Hans, who held the rank of major general in the Nazi Party, was taken prisoner by U.S. First Army troops as he was preparing to flee from him home in a suburb of Duesseldorf. He had packed his luggage.
A high-ranking German diplomat reaching the Swiss border was quoted in a British dispatch from St. Margrethen that Hitler and Goebbels were shot last Wednesday. Another “high German personality” reaching that border post, said Goering had been killed at the same time. The diplomats did not say when or where or by whom the leading Nazis had been exterminated.
Another report, from the Exchange Telegraph’s Stockholm correspondent, said that according to reliable diplomatic circles there, Hitler is completely helpless and probably unconscious because of a brain hemorrhage.
Gestapo Chief Heinrich Himmler was said to have rushed to Berlin from Southern Germany by plane, accompanied by his right-hand man, a Gen. Schellenberg. The diplomat also said revolution had broken out in Munich, as reported from other sources.

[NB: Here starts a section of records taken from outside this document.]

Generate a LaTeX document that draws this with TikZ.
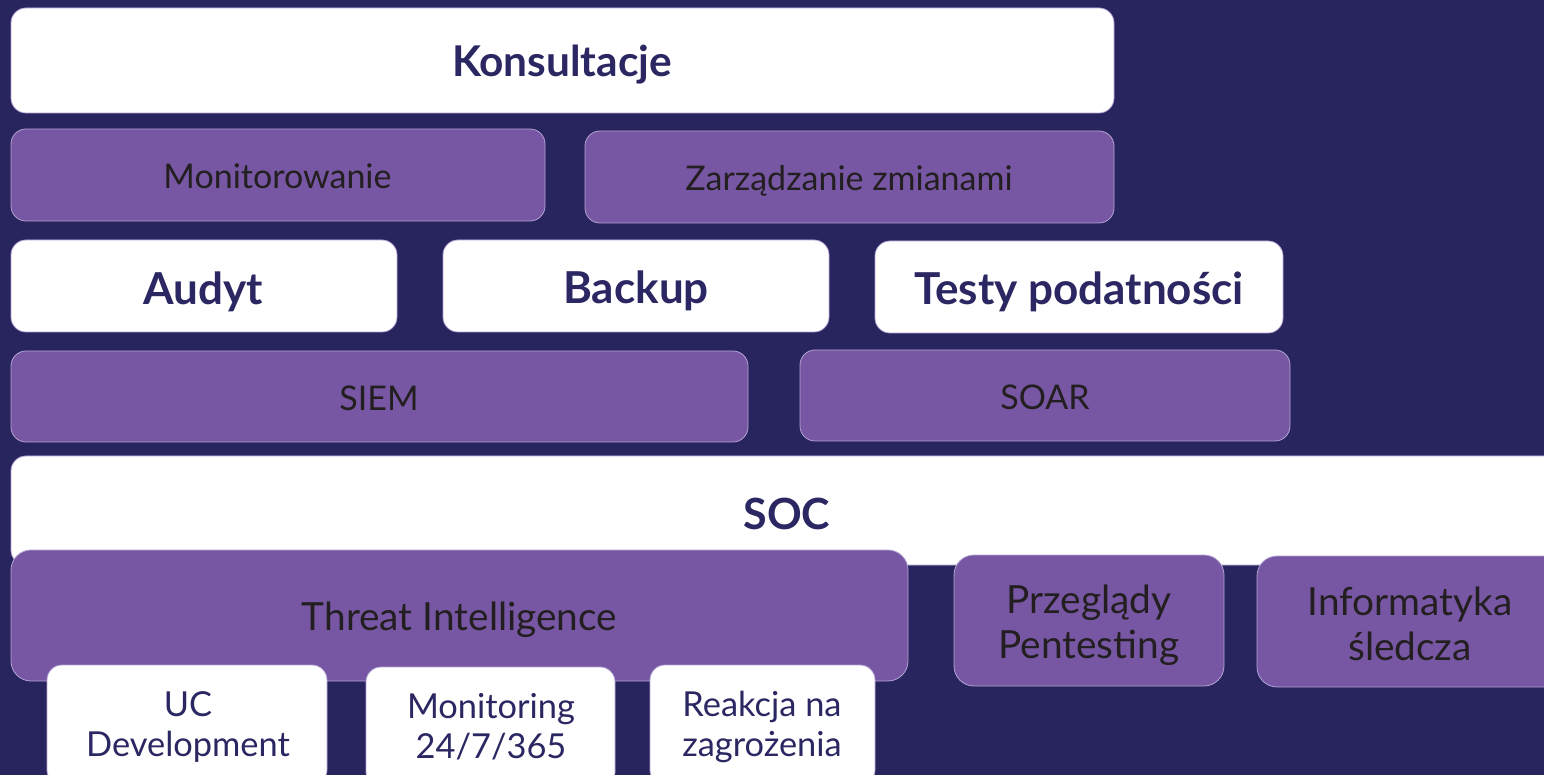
\documentclass[tikz,border=0pt]{standalone}
\usepackage{fontspec}
\setmainfont{Lato}
\definecolor{navy}{HTML}{28245E}
\definecolor{lila}{HTML}{7757A3}
\definecolor{edge}{HTML}{B3A3D3}
\definecolor{wtext}{HTML}{2B2762}
\definecolor{ptext}{HTML}{231F20}
\tikzset{
  base/.style={rounded corners=7.5pt, draw=edge, line width=0.4pt, inner sep=0pt},
  wbox/.style={base, fill=white},
  pbox/.style={base, fill=lila},
  bigr/.style={rounded corners=10pt},
  wt/.style={text=wtext, anchor=base, inner sep=0pt, align=center},
  pt/.style={text=ptext, anchor=base, inner sep=0pt, align=center},
  fbold/.style={font=\fontsize{22}{26}\selectfont\bfseries},
  fhead/.style={font=\fontsize{21.2}{25}\selectfont\bfseries},
  fsoc/.style={font=\fontsize{21.5}{25}\selectfont\bfseries},
  fmid/.style={font=\fontsize{17}{20}\selectfont},
  fthreat/.style={font=\fontsize{19.4}{22.5}\selectfont},
  fsmall/.style={font=\fontsize{17.2}{20}\selectfont},
}
\begin{document}
\begin{tikzpicture}[x=0.5pt,y=-0.5pt]
\useasboundingbox (0,0) rectangle (1544,775);
\clip (0,0) rectangle (1544,775);
\fill[navy] (0,0) rectangle (1544,775);
% row 1
\node[wbox, minimum width=551.5pt, minimum height=52.5pt] (kons) at (562.5,60.5) {};
\node[wt, fhead] (konst) at (562,77) {Konsultacje};
% row 2
\node[pbox, minimum width=267pt, minimum height=46pt] (mon) at (278,175) {};
\node[pt, fmid] (mont) at (277.5,189) {Monitorowanie};
\node[pbox, minimum width=264.5pt, minimum height=46pt] (zarz) at (849.5,177) {};
\node[pt, fmid] (zarzt) at (849,191) {Zarządzanie zmianami};
% row 3
\node[wbox, minimum width=193pt, minimum height=46pt] (audyt) at (204,286) {};
\node[wt, fbold] (audytt) at (203.5,305) {Audyt};
\node[wbox, minimum width=193pt, minimum height=46pt] (backup) at (636,286) {};
\node[wt, fbold] (backupt) at (636,304) {Backup};
\node[wbox, minimum width=204pt, minimum height=46pt] (testy) at (1079,287) {};
\node[wt, fbold] (testyt) at (1079,305) {Testy podatności};
% row 4
\node[pbox, minimum width=368.5pt, minimum height=45.5pt] (siem) at (379.5,396.5) {};
\node[pt, fmid] (siemt) at (379,411) {SIEM};
\node[pbox, minimum width=245pt, minimum height=45.5pt] (soar) at (1045,395.5) {};
\node[pt, fmid] (soart) at (1045,410) {SOAR};
% SOC
\node[wbox, minimum width=776pt, minimum height=54.5pt] (soc) at (787,510.5) {};
\node[wt, fsoc] (soct) at (787,530) {SOC};
% row 6
\node[pbox, bigr, minimum width=448.5pt, minimum height=65.5pt] (ti) at (459.5,615.5) {};
\node[pt, fthreat] (tit) at (459.5,631) {Threat Intelligence};
\node[pbox, bigr, minimum width=135pt, minimum height=65.5pt] (prz) at (1089,620.5) {};
\node[pt, fthreat] (przt) at (1089,658) {Przeglądy\\Pentesting};
\node[pbox, bigr, minimum width=153pt, minimum height=65.5pt] (inf) at (1410,621.5) {};
\node[pt, fthreat] (inft) at (1410,660) {Informatyka\\śledcza};
% bottom row
\node[wbox, minimum width=140pt, minimum height=60pt] (uc) at (187,725) {};
\node[wt, fsmall] (uct) at (188,756) {UC\\Development};
\node[wbox, minimum width=124.5pt, minimum height=60pt] (mon247) at (490.5,727) {};
\node[wt, fsmall] (mon247t) at (491,758) {Monitoring\\24/7/365};
\node[wbox, minimum width=112.5pt, minimum height=60pt] (reak) at (762.5,725) {};
\node[wt, fsmall] (reakt) at (762,756) {Reakcja na\\zagrożenia};
\end{tikzpicture}
\end{document}
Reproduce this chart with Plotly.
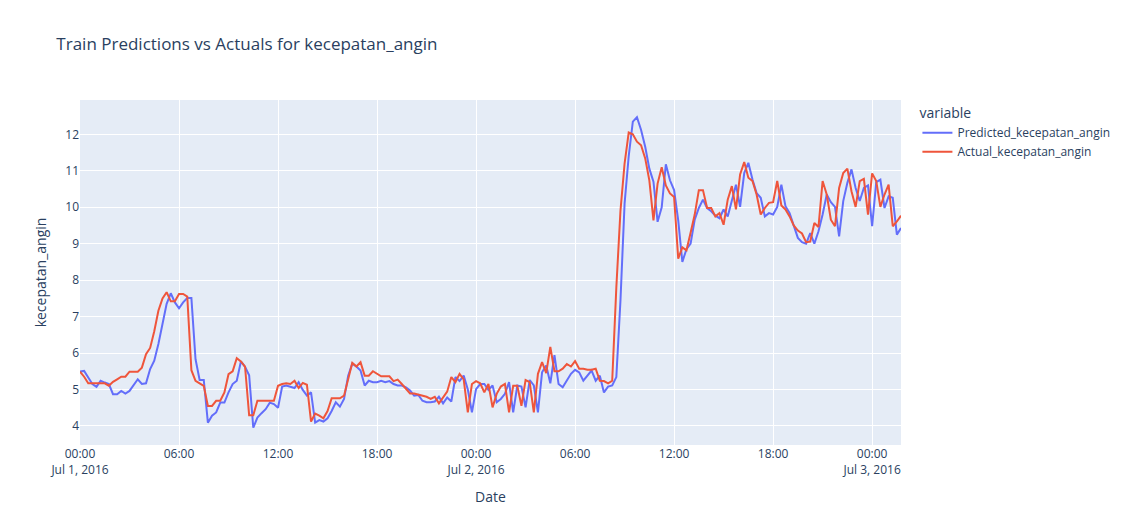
import pandas as pd
import plotly.express as px

start_time = "2016-07-01 00:00"
n_points = 200
freq = "15min"

predicted = [
    5.49, 5.51, 5.33, 5.15, 5.07, 5.24, 5.19, 5.15, 4.87, 4.87,
    4.96, 4.89, 4.96, 5.12, 5.28, 5.15, 5.17, 5.56, 5.79, 6.25,
    6.8, 7.35, 7.64, 7.39, 7.23, 7.39, 7.51, 7.51, 5.83, 5.26,
    5.26, 4.09, 4.28, 4.37, 4.64, 4.64, 4.92, 5.15, 5.24, 5.77,
    5.62, 5.39, 3.95, 4.23, 4.35, 4.46, 4.64, 4.6, 4.5, 5.08,
    5.11, 5.08, 5.04, 5.2, 4.99, 4.83, 4.92, 4.09, 4.16, 4.12,
    4.21, 4.41, 4.65, 4.53, 4.74, 5.38, 5.71, 5.63, 5.52, 5.11,
    5.24, 5.2, 5.2, 5.24, 5.2, 5.23, 5.15, 5.11, 5.11, 5.06,
    4.97, 4.83, 4.85, 4.69, 4.65, 4.65, 4.67, 4.8, 4.62, 4.78,
    4.67, 5.34, 5.23, 5.38, 5.0, 4.37, 5.01, 5.15, 5.15, 4.99,
    5.11, 4.65, 4.74, 4.88, 5.2, 4.37, 5.11, 5.08, 4.51, 5.26,
    5.11, 4.37, 5.47, 5.66, 5.17, 5.94, 5.15, 5.06, 5.24, 5.43,
    5.54, 5.47, 5.24, 5.38, 5.52, 5.24, 5.38, 4.92, 5.08, 5.11,
    5.34, 7.44, 10.1, 11.4, 12.35, 12.47, 12.12, 11.66, 11.06, 10.7,
    9.6, 10.0, 11.18, 10.74, 10.47, 9.64, 8.5, 8.85, 9.0, 9.66,
    9.98, 10.21, 9.98, 9.89, 9.77, 9.7, 9.94, 9.75, 10.21, 10.62,
    10.01, 10.94, 11.22, 10.76, 10.39, 10.26, 9.75, 9.84, 9.8, 10.01,
    10.62, 10.03, 9.84, 9.5, 9.16, 9.04, 9.0, 9.29, 9.0, 9.34,
    9.8, 10.35, 10.14, 10.01, 9.2, 10.17, 10.67, 11.04, 10.53, 10.17,
    10.53, 10.6, 9.48, 10.69, 10.76, 9.98, 10.3, 10.26, 9.25, 9.43,
]

actual = [
    5.49, 5.35, 5.17, 5.17, 5.17, 5.17, 5.17, 5.1, 5.21, 5.28,
    5.35, 5.35, 5.49, 5.49, 5.49, 5.6, 5.97, 6.14, 6.6, 7.16,
    7.5, 7.67, 7.42, 7.42, 7.62, 7.62, 7.55, 5.53, 5.24, 5.17,
    5.1, 4.55, 4.55, 4.69, 4.69, 4.92, 5.42, 5.5, 5.86, 5.77,
    5.63, 4.29, 4.29, 4.69, 4.69, 4.69, 4.69, 4.69, 5.1, 5.15,
    5.17, 5.15, 5.24, 5.04, 5.18, 5.13, 4.12, 4.34, 4.28, 4.21,
    4.41, 4.76, 4.76, 4.76, 4.83, 5.26, 5.73, 5.63, 5.75, 5.38,
    5.38, 5.5, 5.43, 5.36, 5.36, 5.36, 5.23, 5.27, 5.15, 5.01,
    4.89, 4.89, 4.86, 4.83, 4.8, 4.74, 4.8, 4.62, 4.78, 4.94,
    5.34, 5.2, 5.43, 5.28, 4.37, 5.15, 5.23, 5.17, 4.92, 5.15,
    4.51, 4.88, 5.08, 5.15, 4.37, 5.1, 5.1, 4.55, 5.26, 5.2,
    4.37, 5.43, 5.75, 5.45, 6.17, 5.5, 5.5, 5.57, 5.7, 5.63,
    5.78, 5.57, 5.57, 5.54, 5.54, 5.57, 5.24, 5.23, 5.17, 5.24,
    7.8, 9.9, 11.2, 12.05, 12.0, 11.8, 11.7, 11.34, 10.74, 9.64,
    10.65, 11.1, 10.6, 10.38, 10.28, 8.59, 8.9, 8.82, 9.3, 9.8,
    10.47, 10.47, 9.98, 9.98, 9.75, 9.84, 9.52, 10.21, 10.58, 9.94,
    10.9, 11.24, 10.81, 10.72, 10.35, 9.8, 9.98, 10.12, 10.14, 10.72,
    10.05, 9.94, 9.75, 9.5, 9.36, 9.28, 9.04, 9.06, 9.57, 9.46,
    10.72, 10.35, 9.66, 9.48, 10.53, 10.94, 11.06, 10.44, 10.01, 10.72,
    10.78, 9.8, 10.93, 10.72, 10.01, 10.35, 10.62, 9.48, 9.61, 9.77,
]

dates = pd.date_range(start=start_time, periods=n_points, freq=freq)

df = pd.DataFrame({
    "Date": dates,
    "Predicted_kecepatan_angin": predicted,
    "Actual_kecepatan_angin": actual,
})
long_df = df.melt(id_vars="Date", var_name="variable", value_name="kecepatan_angin")

fig = px.line(
    long_df,
    x="Date",
    y="kecepatan_angin",
    color="variable",
    title="Train Predictions vs Actuals for kecepatan_angin",
)
fig.update_layout(width=1127, height=525)
fig.write_html(
    "out.html",
    config={"displayModeBar": False},
    post_script="document.body.style.margin='0';document.body.style.overflow='hidden';",
)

A radio identified as the “German People’s” station reported that a group of German sailors had revolted in the Baltic seaport of Kiel, killing all the Nazis among them and wiping out the Nazi detachment sent to quell them. The rebels were said to have set up machine guns in their barracks yard.
Radio Oslo said Hitler was in Berlin and had decorated several officers and men including Col. Anton Eder, commander of the Berlin defense sector. Hitler was said to have conferred at his Berlin headquarters with Col. Gen, Ritter von Greim, new Luftwaffe chief.
A Zurich dispatch to the Exchange Telegraph Agency said it had been learned from a reliable Munich source that Himmler had ordered the arrest of Dr. Otto Meissner, Nazi undersecretary of state, but Meissner could not be found. The dispatch said that eight generals and other high officers had been executed by special SS Guards on the grounds that they had been involved in high treason with Goering before he was relieved as Air Force commander.
Swiss border reports quoted a diplomat’s chauffeur who said not a German soldier had been seen when they drove through Garmisch, 50 miles southwest of Munich.
Refugees reaching Switzerland from the German border city of Bregenz said big placards. “Kill Hitler,” were on many Bregenz houses. The road from Bregenz to St. Margrethen as crowded with an estimated 90,000 refugees.
The Moscow radio said many Nazi leaders were trying at Luebeck to find ways of escaping to Denmark and Norway. Some were said to have been found in the coal bunker of a steamer.